Wednesday, July 2, 2008

Code Optimizing (in SPSS)

(And optimizing, well, making workable, code in blogger!)

So, I am co-authoring a paper with some colleagues (aka friends) and I am the stats lead for it. We're using the World Values Survey, which I recently noticed received a lot of housecleaning (the website is better, the dataset has a 1-4 file available instead of just 1-3, the dataset is much cleaner except for a bunch of Americans who have "11" on the 1-10 income scale... Yes yes, this one goes to 11, but it's not supposed to).

I don't know SPSS syntax that well, but I was a computer science minor in college so coding is a great thing. You can easily get the syntax (CLI) for most commands from the dialog boxes (GUI), which is nice, then you have a record of what you did and can redo it in case you make a huge error. Syntax files are great. 

When I cobble them together from best-guesses derived from the help documentation (pretty decent) and bits and pieces from the dialog box-based syntax, it works. My computer is fast enough (3.06GHz) to run SPSS on our dataset (not huge) even in Parallels under XP fast enough so that I don't notice it. 

But I was finally looking at some of the code, instead of just looking at it from the point of view of wondering if I actually changed all of the variable values for the IF loops, and I realized it was not at all optimized: There were three IF statements, when really there only needed to be one with another nested for the second conditional variable (if nation/wave=x, then if income=y). With the copying and pasting it worked fine and fast, but was like this:

IF (nation/wave = x & income = y) DO lots of stuff.
IF (nation/wave = x & income > y) DO other stuff.
IF (nation/wave = x & income < y) DO other stuff.

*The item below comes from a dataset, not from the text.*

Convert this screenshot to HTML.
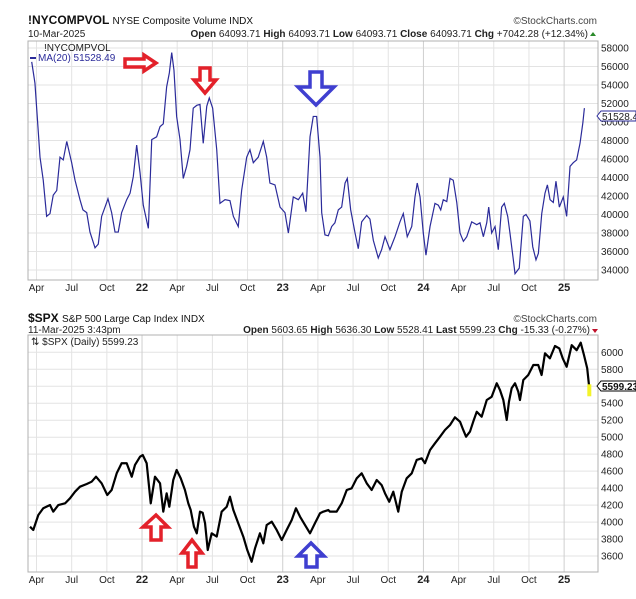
<!DOCTYPE html>
<html><head><meta charset="utf-8">
<style>
body{margin:0;background:#fff;width:636px;height:599px;overflow:hidden;font-family:"Liberation Sans",sans-serif;}
svg{display:block}
</style></head>
<body>
<svg id="c" width="636" height="599" viewBox="0 0 636 599" xmlns="http://www.w3.org/2000/svg" font-family="Liberation Sans, sans-serif">
</svg>
<script>
// ---- Data ----
const volDates=[2021.216,2021.239,2021.275,2021.298,2021.322,2021.346,2021.369,2021.394,2021.417,2021.440,2021.465,2021.500,2021.524,2021.559,2021.580,2021.607,2021.630,2021.666,2021.689,2021.713,2021.737,2021.758,2021.784,2021.808,2021.831,2021.855,2021.891,2021.915,2021.938,2021.962,2021.986,2022.009,2022.045,2022.069,2022.104,2022.128,2022.151,2022.175,2022.194,2022.211,2022.227,2022.246,2022.270,2022.293,2022.317,2022.341,2022.364,2022.389,2022.412,2022.435,2022.460,2022.478,2022.502,2022.531,2022.554,2022.590,2022.625,2022.649,2022.684,2022.708,2022.744,2022.767,2022.791,2022.826,2022.862,2022.886,2022.909,2022.945,2022.981,2023.016,2023.040,2023.075,2023.111,2023.142,2023.165,2023.194,2023.217,2023.241,2023.265,2023.277,2023.300,2023.324,2023.348,2023.371,2023.395,2023.419,2023.443,2023.459,2023.483,2023.514,2023.537,2023.561,2023.597,2023.620,2023.644,2023.679,2023.703,2023.727,2023.762,2023.798,2023.833,2023.857,2023.885,2023.917,2023.940,2023.956,2023.976,2023.999,2024.018,2024.047,2024.082,2024.106,2024.123,2024.141,2024.166,2024.189,2024.212,2024.237,2024.260,2024.284,2024.308,2024.343,2024.379,2024.402,2024.426,2024.450,2024.464,2024.485,2024.509,2024.532,2024.556,2024.575,2024.599,2024.615,2024.639,2024.651,2024.681,2024.710,2024.729,2024.757,2024.777,2024.800,2024.817,2024.841,2024.864,2024.881,2024.900,2024.923,2024.942,2024.966,2024.994,2025.018,2025.042,2025.065,2025.089,2025.113,2025.133,2025.144];
const volValues=[56500,54200,46200,43700,39800,40100,42100,42600,46200,45900,47900,45600,43700,41600,40500,40200,38100,36400,36800,39800,40800,41700,40200,38100,38100,40200,41600,42300,44100,47500,44500,41000,38500,48100,48400,49500,49800,53800,55300,57500,55600,50600,48100,43900,45200,47000,51500,51800,51900,47700,51700,52600,51500,47000,41200,41600,41500,39800,38700,42600,46200,47000,45600,46200,47900,46200,43400,43200,40800,40200,38000,41900,41600,42300,40300,48400,50600,50600,46200,40200,37800,37700,38700,39100,40500,40800,43400,43900,40500,38000,36300,39200,39900,39500,37200,35300,36200,37600,36200,37600,39200,40100,37600,38700,41900,43400,41900,38000,35600,38700,41200,41000,40500,41600,41400,43900,43700,41300,38000,37100,37600,39200,38900,39100,37600,39100,40800,38000,38700,36200,40800,41200,39800,38000,35100,33600,34200,39800,40000,39300,36500,35100,35800,40100,42300,43200,41600,41300,43600,40800,41900,39800,45200,45600,45900,47700,49900,51500];
const spxDates=[2021.204,2021.227,2021.263,2021.298,2021.346,2021.369,2021.405,2021.453,2021.488,2021.524,2021.559,2021.607,2021.642,2021.673,2021.713,2021.753,2021.784,2021.820,2021.855,2021.891,2021.927,2021.950,2021.986,2022.005,2022.033,2022.062,2022.092,2022.128,2022.151,2022.175,2022.194,2022.222,2022.246,2022.275,2022.305,2022.329,2022.346,2022.369,2022.389,2022.412,2022.431,2022.448,2022.467,2022.495,2022.531,2022.566,2022.602,2022.625,2022.649,2022.684,2022.720,2022.748,2022.779,2022.803,2022.838,2022.862,2022.886,2022.922,2022.957,2022.993,2023.028,2023.064,2023.094,2023.123,2023.158,2023.194,2023.229,2023.265,2023.288,2023.324,2023.336,2023.383,2023.419,2023.455,2023.490,2023.526,2023.561,2023.597,2023.632,2023.668,2023.703,2023.727,2023.757,2023.786,2023.821,2023.846,2023.881,2023.917,2023.952,2023.988,2024.011,2024.047,2024.082,2024.118,2024.153,2024.189,2024.224,2024.260,2024.283,2024.303,2024.331,2024.354,2024.379,2024.414,2024.450,2024.485,2024.521,2024.544,2024.568,2024.592,2024.608,2024.627,2024.651,2024.674,2024.686,2024.710,2024.745,2024.781,2024.816,2024.840,2024.864,2024.899,2024.935,2024.966,2024.990,2025.018,2025.054,2025.089,2025.118,2025.141,2025.164,2025.179];
const spxValues=[3946,3907,4084,4163,4201,4123,4201,4221,4280,4358,4417,4449,4476,4535,4457,4319,4378,4575,4693,4693,4535,4673,4770,4790,4693,4221,4535,4457,4123,4339,4181,4496,4614,4516,4378,4221,4142,3946,3868,4123,4110,3986,3671,3868,3830,4123,4181,4299,4142,3986,3828,3671,3533,3691,3868,3750,3966,4005,3907,3789,3907,4025,4163,4064,3966,3868,3986,4104,4123,4142,4123,4123,4221,4378,4398,4516,4575,4457,4378,4496,4436,4339,4240,4358,4123,4358,4516,4575,4732,4751,4693,4849,4928,5006,5085,5144,5234,5183,5085,5006,5066,5183,5300,5241,5438,5476,5635,5556,5438,5203,5419,5576,5635,5537,5438,5674,5733,5850,5850,5733,5988,5929,6074,6045,5929,5830,6084,6025,6113,5968,5812,5576];
const volTicks=[58000,56000,54000,52000,50000,48000,46000,44000,42000,40000,38000,36000,34000];
const spxTicks=[6000,5800,5600,5400,5200,5000,4800,4600,4400,4200,4000,3800,3600];
const monthTicks=[2021.25,2021.5,2021.75,2022,2022.25,2022.5,2022.75,2023,2023.25,2023.5,2023.75,2024,2024.25,2024.5,2024.75,2025];
const monthLabels=["Apr","Jul","Oct","22","Apr","Jul","Oct","23","Apr","Jul","Oct","24","Apr","Jul","Oct","25"];

// ---- Axes ----
const X0=28,X1=598;
const xS=t=>36.5+(t-2021.25)*140.7;
const yVol=v=>270+(34000-v)*0.00925;
const ySpx=v=>352.3+(6000-v)/200*16.98;
const svg=document.getElementById('c');
const NS='http://www.w3.org/2000/svg';
function mk(tag,attrs,txt){const e=document.createElementNS(NS,tag);for(const k in attrs)e.setAttribute(k,attrs[k]);if(txt!==undefined)e.textContent=txt;svg.appendChild(e);return e;}

function panel(top,bot,ticks,yf,prefix){
  ticks.forEach(v=>{
    const l=mk('line',{x1:X0,x2:X1,y1:yf(v),y2:yf(v),stroke:'#e3e3e3','stroke-width':1});
    
    
    const t=mk('text',{x:601,y:yf(v)+3.5,'font-size':10,fill:'#222'},v);
    
    
  });
  monthTicks.forEach((m,i)=>{
    const strong=monthLabels[i].length==2;
    const l=mk('line',{x1:xS(m),x2:xS(m),y1:top,y2:bot,stroke:strong?'#cfcfcf':'#e3e3e3','stroke-width':1});
    
    
    const t=mk('text',{x:xS(m),y:bot+11,'font-size':strong?11:10,'font-weight':strong?'bold':'normal','text-anchor':'middle',fill:'#222'},monthLabels[i]);
    
    
  });
  const b=mk('rect',{x:X0,y:top,width:X1-X0,height:bot-top,fill:'none',stroke:'#b0b0b0','stroke-width':1});
  
  
}
panel(41,280,volTicks,yVol,'volume');
panel(335,572,spxTicks,ySpx,'spx');

// series
const vp=mk('polyline',{points:volDates.map((d,i)=>xS(d)+','+yVol(volValues[i])).join(' '),fill:'none',stroke:'#2b2b9a','stroke-width':1.2});


const sp=mk('polyline',{points:spxDates.map((d,i)=>xS(d)+','+ySpx(spxValues[i])).join(' '),fill:'none',stroke:'#000','stroke-width':2.2,'stroke-linejoin':'round'});


const lastX=xS(spxDates[spxDates.length-1]),lastY=ySpx(spxValues[spxValues.length-1]);
const hl=mk('rect',{x:lastX-2,y:lastY-4,width:4,height:12,fill:'#f3f32a'});


</script>
<svg width="636" height="599" style="position:absolute;left:0;top:0" xmlns="http://www.w3.org/2000/svg" font-family="Liberation Sans, sans-serif">
  <text x="28" y="24" font-size="12" font-weight="bold" fill="#111">!NYCOMPVOL <tspan font-size="10" font-weight="normal">NYSE Composite Volume INDX</tspan></text>
  <text x="597" y="24" font-size="10" fill="#444" text-anchor="end">©StockCharts.com</text>
  <text x="28" y="37" font-size="10" fill="#222">10-Mar-2025</text>
  <text x="588" y="37" font-size="10" fill="#222" text-anchor="end"><tspan font-weight="bold">Open</tspan> 64093.71 <tspan font-weight="bold">High</tspan> 64093.71 <tspan font-weight="bold">Low</tspan> 64093.71 <tspan font-weight="bold">Close</tspan> 64093.71 <tspan font-weight="bold">Chg</tspan> +7042.28 (+12.34%)</text>
  <polygon points="590,36 596,36 593,32" fill="#2a8a2a"/>
  <text x="44" y="51" font-size="10" fill="#222">!NYCOMPVOL</text>
  <line x1="30" y1="58" x2="36" y2="58" stroke="#2b2b9a" stroke-width="2"/>
  <text x="38" y="61" font-size="10" fill="#2b2b9a">MA(20) 51528.49</text>
  <polygon points="597,116 601,111 636,111 636,121 601,121" fill="#fff" stroke="#2b2b9a" stroke-width="1"/>
  <text x="602" y="120" font-size="10" fill="#222">51528.49</text>
  <text x="28" y="322" font-size="12" font-weight="bold" fill="#111">$SPX <tspan font-size="10" font-weight="normal">S&amp;P 500 Large Cap Index INDX</tspan></text>
  <text x="597" y="322" font-size="10" fill="#444" text-anchor="end">©StockCharts.com</text>
  <text x="28" y="333" font-size="10" fill="#222">11-Mar-2025 3:43pm</text>
  <text x="590" y="333" font-size="10" fill="#222" text-anchor="end"><tspan font-weight="bold">Open</tspan> 5603.65 <tspan font-weight="bold">High</tspan> 5636.30 <tspan font-weight="bold">Low</tspan> 5528.41 <tspan font-weight="bold">Last</tspan> 5599.23 <tspan font-weight="bold">Chg</tspan> -15.33 (-0.27%)</text>
  <polygon points="592,329 598,329 595,333" fill="#c0102a"/>
  <text x="31" y="345" font-size="10" fill="#222">⇅ $SPX (Daily) 5599.23</text>
  <polygon points="597,386 601,381 636,381 636,391 601,391" fill="#fff" stroke="#000" stroke-width="1"/>
  <text x="602" y="390" font-size="10" font-weight="bold" fill="#111">5599.23</text>
  <polygon points="125,59 144,59 144,55 156,63 144,71 144,67 125,67" fill="#fff" stroke="#e3212a" stroke-width="3.5"/>
  <polygon points="200,68 210,68 210,80 216,80 205,93 194,80 200,80" fill="#fff" stroke="#e3212a" stroke-width="3.5"/>
  <polygon points="310,72 322,72 322,87 334,87 316,105 298,87 310,87" fill="#fff" stroke="#3f3fd0" stroke-width="3.5"/>
  <polygon points="151,540 161,540 161,527 168,527 156,515 143,527 151,527" fill="#fff" stroke="#e3212a" stroke-width="3.5"/>
  <polygon points="188,567 196,567 196,553 202,553 192,540 182,553 188,553" fill="#fff" stroke="#e3212a" stroke-width="3.5"/>
  <polygon points="306,567 317,567 317,556 324,556 311,543 298,556 306,556" fill="#fff" stroke="#3f3fd0" stroke-width="3.5"/>
</svg>
</body></html>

So basically for every case, it was checking one or two conditions (assuming it pops out of an IF if the first condition fails) but it was doing this three times. So I recoded, and it worked fine but not noticeably faster. Note that each case (a person) is part of a nation, was sampled in a particular wave of a sample, and has a reported income (well income is not always there). 

IF (nation/wave = x) DO
   IF (income = y) DO lots of stuff.
   ELSE IF (income > y) DO other stuff.
   ELSE IF (income < y) DO other stuff.
   END IF.
END IF.

The point is if you check for nation/wave first you will eliminate a lot of cases that you aren't recoding at that point in time, so you go on to the next case instead of checking all the other stuff. Then I realized that it was still inefficient, since with the IF loops you can code it to reduce the number of checks it has to do -- in this case, with (A > Y) and (A = Y) you don't need to check to see if everything else is (A < Y) since it has to be, unless there are messy cases with missing values, which there alway are. Tight code is good, but so is error checking.

IF (nation/wave = x) DO
   IF (income < y) DO stuff.
   ELSE IF (income > y) DO other stuff.
   ELSE DO lots of stuff.
   END IF.
END IF.

And that was really optimized code. The majority of cases are income <, and = varied by nation/wave. I am really tempted to run the unoptimized and optimized versions on the larger dataset (which has all of the nations in it, not just the ones we are using, so has thousands more cases). Agh, blogger doesn't like the less than and greater than signs, it keeps hashing up the post -- it is interpreting them as HTML. Time for HTML coding...

Ok, the times for the two versions of the code were the same on the big file (267,870 cases -- ok not that big really), which, given the weird "execute" syntax, makes me think that SPSS is compiling the syntax file to some extent and optimizing what it is doing. Nice if it is.